In a subpoena the Oversight Committee released late Friday night, the panel demanded Bank of America turn over loan information related to Countrywide Financial’s VIP loan program, specifically mortgages issued to current and former House lawmakers, as well as House aides and officers, and a broad swath of other federal employees.

But in a novel directive, the subpoena instructs Bank of America to split the distribution of those documents concerning current House lawmakers and their spouses, sending full documents to the House ethics committee but redacted versions — eliminating names, addresses and other identifiers — to the Oversight panel.

According to former House ethics aides and other individuals knowledgeable with the Committee on Standards of Official Conduct, the Oversight Committee’s decision to divide its prospective document haul in such a way — essentially subpoenaing documents on behalf of another committee — is an exceptional occurrence, one that could raise legal questions including challenges to the subpoena.

“They have jurisdiction to find facts and determine what might be done in connection with the mortgage banking industry, and they obviously don’t have jurisdiction over obligations of Members of Congress,” Rob Walker, an attorney with Wiley Rein who was previously a top aide to the Senate and the House ethics committees, said of the Oversight panel.

“In terms of enforcing the subpoena and complying with the subpoena, it could raise some very significant enforcement issues,” Walker added. “Subpoena enforcement requires acting on specifics and so, if it does become an issue, there may have to be some further compromise in terms of what information the ethics committee is able to share to accomplish enforcement of the subpoena.”
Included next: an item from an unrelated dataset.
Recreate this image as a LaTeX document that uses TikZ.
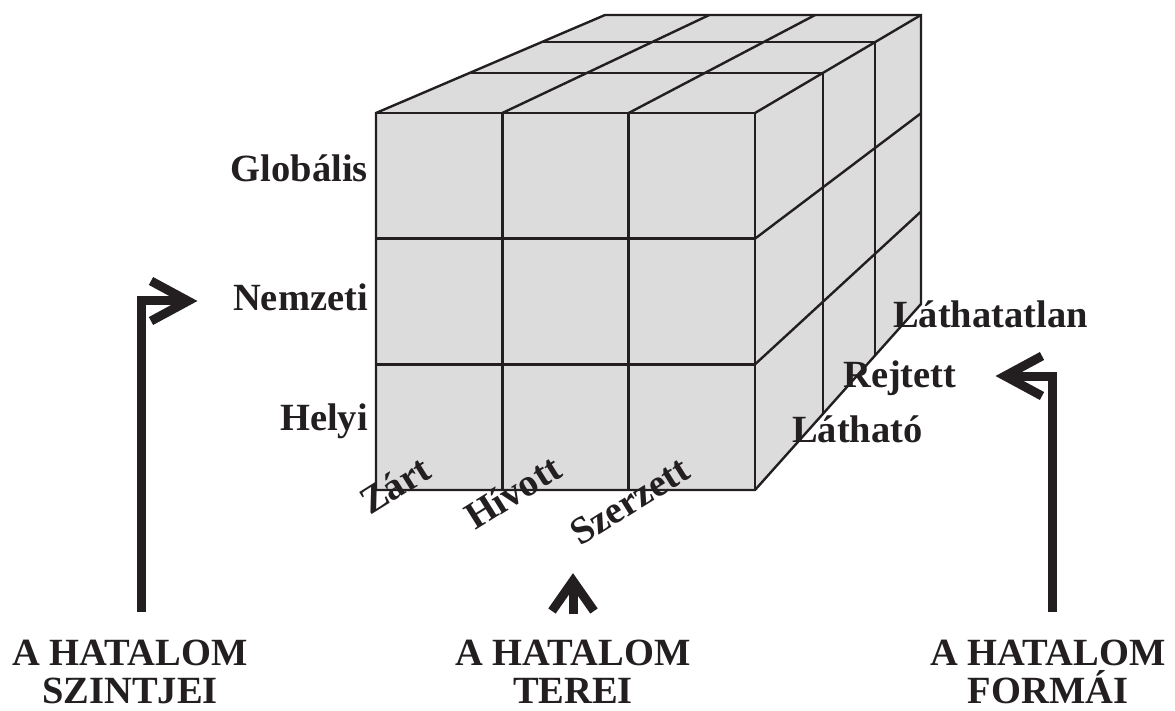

But attorney Stan Brand, a former House counsel, offered a starker view of the Oversight panel’s unique subpoena.

“In a word, they’re poaching on the ethics committee’s jurisdiction,” Brand said. “And it’s not just a legal issue. It’s a sensitive internal one because it’s the ethics committee that’s designed to look into the conduct of Members, so if every committee started doing this they could obliterate the jurisdiction of the ethics committee.”

Brand noted that the Oversight Committee’s decision to issue a subpoena including another panel’s jurisdiction could create an opening for Bank of America to object to turning over the documents.

“Bank of America has the same rights any other witnesses has,” Brand said. “They can object and say it’s not within the jurisdiction of the committee.”

The subpoena issued to Bank of America is included in a broader investigation of mortgage lenders announced by the Oversight Committee last week amid rising tensions between the panel’s Democratic and Republican lawmakers over whether to investigate the program.

Ranking member Darrell Issa (R-Calif.) had pursued a Countrywide investigation for months without the panel’s formal blessing, as Chairman Edolphus Towns (D-N.Y.) had resisted an inquiry, arguing that the dragnet could expose sensitive personal information of innocent people and deferring to the Justice Department as best-equipped to review the program.